First we had to shape our bowls. Our bowls are made of sculpey clay. Each kiddo used half of a small sculpey block to create their bowl. To begin, they were given the clay and encouraged to play with it to soften it up. Then they placed their piece of clay between two layers of wax paper and used a rolling pin to squish it as flat as they could get it. Some of the children asked for help when it came to flattening their clay. The sculpey is a bit hard compared to play dough. After they flattened their clay they then used their hands and fingers to shape it into a bowl. The idea was to create a small catch-all for mama's keys, coins, or jewelry. The bowls were places on a cookie sheet with a piece of parchment paper underneath. I wrote their names below their bowls and attached a small piece of masking tape with their names as well. The tape would come off before baking and was placed just in case the bowls got mixed up in transit. I took the bowls home to bake according to the instructions on the package and they came out gorgeous! Sculpey, while the not the most price-friendly option made for a really pretty and modern looking bowl. The clay bakes to a matte finish. It's really cool!

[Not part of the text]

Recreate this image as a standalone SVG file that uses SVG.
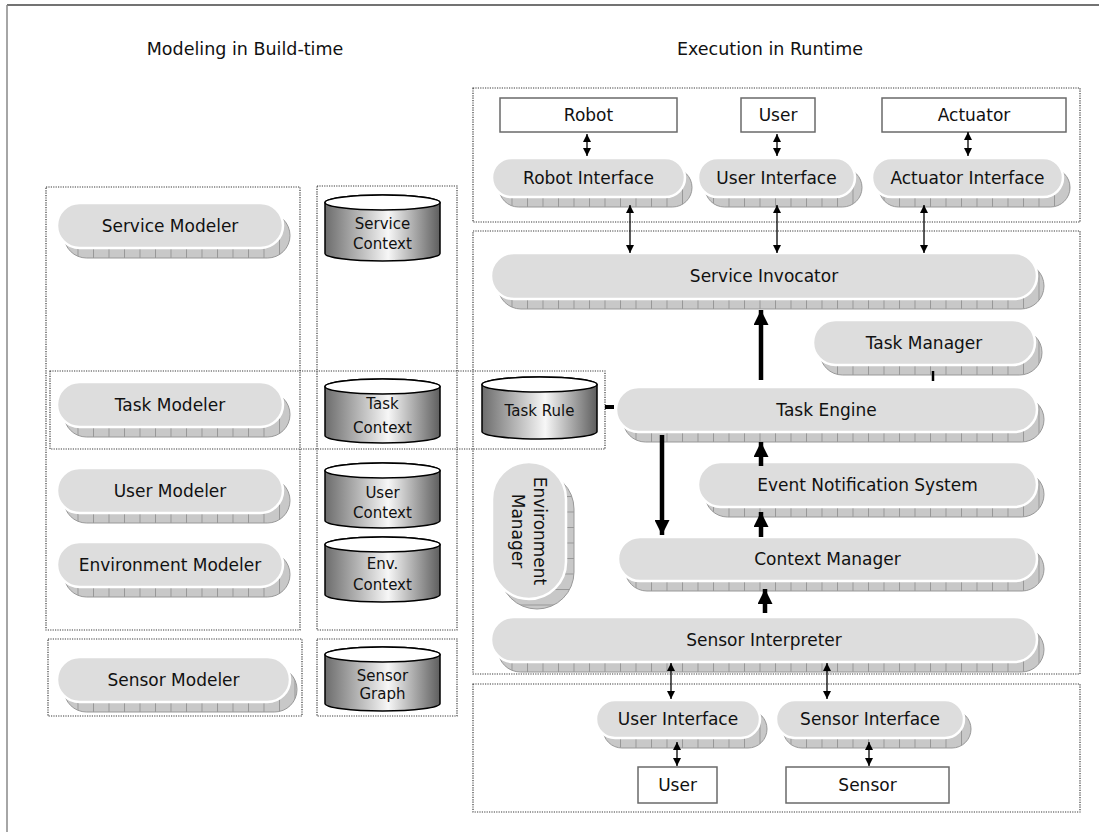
<svg xmlns="http://www.w3.org/2000/svg" width="1099" height="832" viewBox="0 0 1099 832">
<style>
.box{fill:none;stroke:#3a3a3a;stroke-width:1.2;stroke-dasharray:1.2 1.2}
.sh{fill:url(#gv);stroke:#999;stroke-width:1}
.shv{fill:url(#gh);stroke:#999;stroke-width:1}
.pill{fill:#dddddd;stroke:#fff;stroke-width:2.5}
.lbl{font-family:"DejaVu Sans","Liberation Sans",sans-serif;font-size:17px;fill:#111;text-anchor:middle}
.c{font-size:15px}
.ttl{font-size:17.5px}
.rbox{fill:#fff;stroke:#6a6a6a;stroke-width:1.5}
.cyl{fill:url(#cg);stroke:#000;stroke-width:1.5}
.ctop{fill:#fff;stroke:#000;stroke-width:1.5}
.thin{stroke:#000;stroke-width:1.3;fill:none;marker-start:url(#ah);marker-end:url(#ah)}
.thick{stroke:#000;stroke-width:4.5;fill:none;marker-end:url(#ahb)}
.bar{stroke:#000;fill:none}
</style>
<defs>
<pattern id="gv" width="15.5" height="20" patternUnits="userSpaceOnUse">
<rect width="15.5" height="20" fill="#c8c8c8"/>
<line x1="0.5" y1="0" x2="0.5" y2="20" stroke="#8a8a8a" stroke-width="0.8"/>
</pattern>
<pattern id="gh" width="20" height="15.5" patternUnits="userSpaceOnUse">
<rect width="20" height="15.5" fill="#c8c8c8"/>
<line x1="0" y1="0.5" x2="20" y2="0.5" stroke="#8a8a8a" stroke-width="0.8"/>
</pattern>
<linearGradient id="cg" x1="0" y1="0" x2="1" y2="0">
<stop offset="0" stop-color="#6c6c6c"/>
<stop offset="0.55" stop-color="#f7f7f7"/>
<stop offset="1" stop-color="#5e5e5e"/>
</linearGradient>
<marker id="ah" viewBox="0 0 10 10" refX="10" refY="5" markerWidth="8" markerHeight="9" markerUnits="userSpaceOnUse" orient="auto-start-reverse">
<path d="M0,0 L10,5 L0,10 z" fill="#000"/>
</marker>
<marker id="ahb" viewBox="0 0 10 10" refX="10" refY="5" markerWidth="15" markerHeight="15" markerUnits="userSpaceOnUse" orient="auto">
<path d="M0,0 L10,5 L0,10 z" fill="#000"/>
</marker>
</defs>
<rect width="1099" height="832" fill="#fff"/>
<g id="frame">
<line x1="7" y1="5" x2="1099" y2="5" stroke="#444" stroke-width="1.5"/>
<line x1="7" y1="5" x2="7" y2="832" stroke="#888" stroke-width="1.5"/>
</g>
<g id="titles" class="lbl">
<text class="ttl" x="245" y="55">Modeling in Build-time</text>
<text class="ttl" x="770" y="55">Execution in Runtime</text>
</g>
<g id="containers">
<rect class="box" x="46" y="187" width="254" height="443"/>
<rect class="box" x="317" y="186" width="140" height="444"/>
<rect class="box" x="48" y="639" width="254" height="77"/>
<rect class="box" x="317" y="639" width="140" height="77"/>
<rect class="box" x="50" y="371" width="555" height="78"/>
<rect class="box" x="473" y="88" width="607" height="134"/>
<rect class="box" x="473" y="231" width="607" height="443"/>
<rect class="box" x="473" y="684" width="607" height="128"/>
</g>

<g id="service-modeler"><rect class="sh" x="64" y="213" width="226" height="45" rx="22.5"/><rect class="pill" x="57" y="203" width="226" height="45" rx="22.5"/><text class="lbl" x="170" y="231.5">Service Modeler</text></g>
<g id="task-modeler"><rect class="sh" x="64" y="392" width="226" height="45" rx="22.5"/><rect class="pill" x="57" y="382" width="226" height="45" rx="22.5"/><text class="lbl" x="170" y="410.5">Task Modeler</text></g>
<g id="user-modeler"><rect class="sh" x="64" y="478" width="226" height="45" rx="22.5"/><rect class="pill" x="57" y="468" width="226" height="45" rx="22.5"/><text class="lbl" x="170" y="496.5">User Modeler</text></g>
<g id="environment-modeler"><rect class="sh" x="64" y="552" width="226" height="45" rx="22.5"/><rect class="pill" x="57" y="542" width="226" height="45" rx="22.5"/><text class="lbl" x="170" y="570.5">Environment Modeler</text></g>
<g id="sensor-modeler"><rect class="sh" x="64" y="667" width="233" height="45" rx="22.5"/><rect class="pill" x="57" y="657" width="233" height="45" rx="22.5"/><text class="lbl" x="173.5" y="685.5">Sensor Modeler</text></g>

<g id="service-context"><path class="cyl" d="M325,202.5 V253.5 A57.5,7.5 0 0 0 440,253.5 V202.5 A57.5,7.5 0 0 0 325,202.5 Z"/><ellipse class="ctop" cx="382.5" cy="202.5" rx="57.5" ry="7.5"/><text class="lbl c" x="382.5" y="228.5">Service</text><text class="lbl c" x="382.5" y="248.5">Context</text></g>
<g id="task-context"><path class="cyl" d="M325,386.5 V435.5 A57.5,7.5 0 0 0 440,435.5 V386.5 A57.5,7.5 0 0 0 325,386.5 Z"/><ellipse class="ctop" cx="382.5" cy="386.5" rx="57.5" ry="7.5"/><text class="lbl c" x="382.5" y="408.5">Task</text><text class="lbl c" x="382.5" y="432.5">Context</text></g>
<g id="user-context"><path class="cyl" d="M325,470.5 V520.5 A57.5,7.5 0 0 0 440,520.5 V470.5 A57.5,7.5 0 0 0 325,470.5 Z"/><ellipse class="ctop" cx="382.5" cy="470.5" rx="57.5" ry="7.5"/><text class="lbl c" x="382.5" y="497.5">User</text><text class="lbl c" x="382.5" y="517.5">Context</text></g>
<g id="env-context"><path class="cyl" d="M325,544.5 V594.5 A57.5,7.5 0 0 0 440,594.5 V544.5 A57.5,7.5 0 0 0 325,544.5 Z"/><ellipse class="ctop" cx="382.5" cy="544.5" rx="57.5" ry="7.5"/><text class="lbl c" x="382.5" y="568.5">Env.</text><text class="lbl c" x="382.5" y="589.5">Context</text></g>
<g id="sensor-graph"><path class="cyl" d="M325,654.5 V703.5 A57.5,7.5 0 0 0 440,703.5 V654.5 A57.5,7.5 0 0 0 325,654.5 Z"/><ellipse class="ctop" cx="382.5" cy="654.5" rx="57.5" ry="7.5"/><text class="lbl c" x="382.5" y="681">Sensor</text><text class="lbl c" x="382.5" y="699">Graph</text></g>
<g id="task-rule"><path class="cyl" d="M482,384.5 V431.5 A57.5,7.5 0 0 0 597,431.5 V384.5 A57.5,7.5 0 0 0 482,384.5 Z"/><ellipse class="ctop" cx="539.5" cy="384.5" rx="57.5" ry="7.5"/><text class="lbl c" x="539.5" y="416">Task Rule</text></g>

<g id="robot"><rect class="rbox" x="500" y="98" width="177" height="34"/><text class="lbl" x="588.5" y="121">Robot</text></g>
<g id="user-top"><rect class="rbox" x="741" y="98" width="74" height="34"/><text class="lbl" x="778" y="121">User</text></g>
<g id="actuator"><rect class="rbox" x="882" y="98" width="184" height="34"/><text class="lbl" x="974" y="121">Actuator</text></g>
<g id="robot-interface"><rect class="sh" x="499" y="168" width="193" height="39" rx="19.5"/><rect class="pill" x="492" y="158" width="193" height="39" rx="19.5"/><text class="lbl" x="588.5" y="183.5">Robot Interface</text></g>
<g id="user-interface-top"><rect class="sh" x="705" y="168" width="157" height="39" rx="19.5"/><rect class="pill" x="698" y="158" width="157" height="39" rx="19.5"/><text class="lbl" x="776.5" y="183.5">User Interface</text></g>
<g id="actuator-interface"><rect class="sh" x="879" y="168" width="191" height="39" rx="19.5"/><rect class="pill" x="872" y="158" width="191" height="39" rx="19.5"/><text class="lbl" x="967.5" y="183.5">Actuator Interface</text></g>

<g id="service-invocator"><rect class="sh" x="498" y="263" width="546" height="46" rx="23"/><rect class="pill" x="491" y="253" width="546" height="46" rx="23"/><text class="lbl" x="764" y="282">Service Invocator</text></g>
<g id="task-manager"><rect class="sh" x="820" y="330" width="222" height="45" rx="22.5"/><rect class="pill" x="813" y="320" width="222" height="45" rx="22.5"/><text class="lbl" x="924" y="348.5">Task Manager</text></g>
<g id="task-engine"><rect class="sh" x="623" y="397" width="421" height="45" rx="22.5"/><rect class="pill" x="616" y="387" width="421" height="45" rx="22.5"/><text class="lbl" x="826.5" y="415.5">Task Engine</text></g>
<g id="event-notification-system"><rect class="sh" x="705" y="472" width="339" height="45" rx="22.5"/><rect class="pill" x="698" y="462" width="339" height="45" rx="22.5"/><text class="lbl" x="867.5" y="490.5">Event Notification System</text></g>
<g id="context-manager"><rect class="sh" x="625" y="547" width="419" height="44" rx="22"/><rect class="pill" x="618" y="537" width="419" height="44" rx="22"/><text class="lbl" x="827.5" y="565">Context Manager</text></g>
<g id="environment-manager"><rect class="shv" x="500" y="472" width="74" height="137" rx="37"/><rect class="pill" x="492" y="462" width="74" height="137" rx="37"/><text class="lbl" transform="translate(529,531) rotate(90)"><tspan x="0" y="-5">Environment</tspan><tspan x="0" y="17">Manager</tspan></text></g>
<g id="sensor-interpreter"><rect class="sh" x="498" y="627" width="546" height="45" rx="22.5"/><rect class="pill" x="491" y="617" width="546" height="45" rx="22.5"/><text class="lbl" x="764" y="645.5">Sensor Interpreter</text></g>

<g id="user-interface-bottom"><rect class="sh" x="603" y="710" width="164" height="38" rx="19"/><rect class="pill" x="596" y="700" width="164" height="38" rx="19"/><text class="lbl" x="678" y="725">User Interface</text></g>
<g id="sensor-interface"><rect class="sh" x="783" y="710" width="188" height="38" rx="19"/><rect class="pill" x="776" y="700" width="188" height="38" rx="19"/><text class="lbl" x="870" y="725">Sensor Interface</text></g>
<g id="user-bottom"><rect class="rbox" x="638" y="767" width="79" height="36"/><text class="lbl" x="677.5" y="791">User</text></g>
<g id="sensor"><rect class="rbox" x="786" y="767" width="163" height="36"/><text class="lbl" x="867.5" y="791">Sensor</text></g>

<g id="connectors">
<line class="thin" x1="587" y1="134" x2="587" y2="156"/>
<line class="thin" x1="777" y1="134" x2="777" y2="156"/>
<line class="thin" x1="968" y1="132" x2="968" y2="156"/>
<line class="thin" x1="630" y1="205" x2="630" y2="253"/>
<line class="thin" x1="777" y1="205" x2="777" y2="253"/>
<line class="thin" x1="924" y1="205" x2="924" y2="253"/>
<line class="thick" x1="761" y1="380" x2="761" y2="310"/>
<line class="thick" x1="662" y1="435" x2="662" y2="535"/>
<line class="thick" x1="761" y1="466" x2="761" y2="442"/>
<line class="thick" x1="761" y1="537" x2="761" y2="512"/>
<line class="thick" x1="765" y1="613" x2="765" y2="589"/>
<line class="bar" x1="605" y1="407" x2="614" y2="407" stroke-width="4"/>
<line class="bar" x1="933" y1="371" x2="933" y2="381" stroke-width="2.5"/>
<line class="thin" x1="671" y1="663" x2="671" y2="699"/>
<line class="thin" x1="827" y1="663" x2="827" y2="699"/>
<line class="thin" x1="677" y1="742" x2="677" y2="766"/>
<line class="thin" x1="869" y1="742" x2="869" y2="766"/>
</g>
</svg>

We painted the bowls and our gift wrap two days later. This was done two weeks before Mother's Day as one never knows what they day may bring in preschool. To paint our bowls I set up a splatter paint station in our room, using a large vinyl tablecloth as a backdrop. As a group we discussed what colors were were going to use (keeping it to three) and decided on gold, pink, and black. The kiddo in my class love the gold paint! As the children played about the room, I would ask them if they were ready to paint their bowls. We would place their bowl onto our large sheet of white paper and they would get to splattering away. This was a first for all of my kiddos and they had a blast. Before each would have a turn we would look at our paper and decide what section needed paint and the kiddo would place their bowl in that section. Doing this one at a time created a special activity for each child, yet knowing that the happy paint splattered paper was a result of all of their efforts created a feeling of group effort and community. The next day the children flipped their bowls over and got to more splattering.
We wrapped our bowls the last day of class before Mother's Day. Before we cut the paper, the children had to measure to see if they could fit their bodies on it. We used photos to document their scientific discovery and they may have had more fun lying on the paper than painting it. For wrapping their bowls, we used tissue paper (they chose their tissue color) to wrap the bowl first. I explained to the children that their bowls were very precious and delicate like glass. They took me very seriously and wrapped them up oh-so-carefully. I added pre-torn pieces of hot pink scotch tape to the table edges for the children to tape up their packages. The tape did not have a dispenser and the children have a trying time getting the tape off themselves. Those that can and wish to do their own tape tearing and/or cutting.
 
 
 
So there you have it! Our paint splattered bowls that we made back in May for Mother's Day. Happy splatters, pretty bowls, lovely wrapping, and joyful kiddos. This can totally be an anytime project!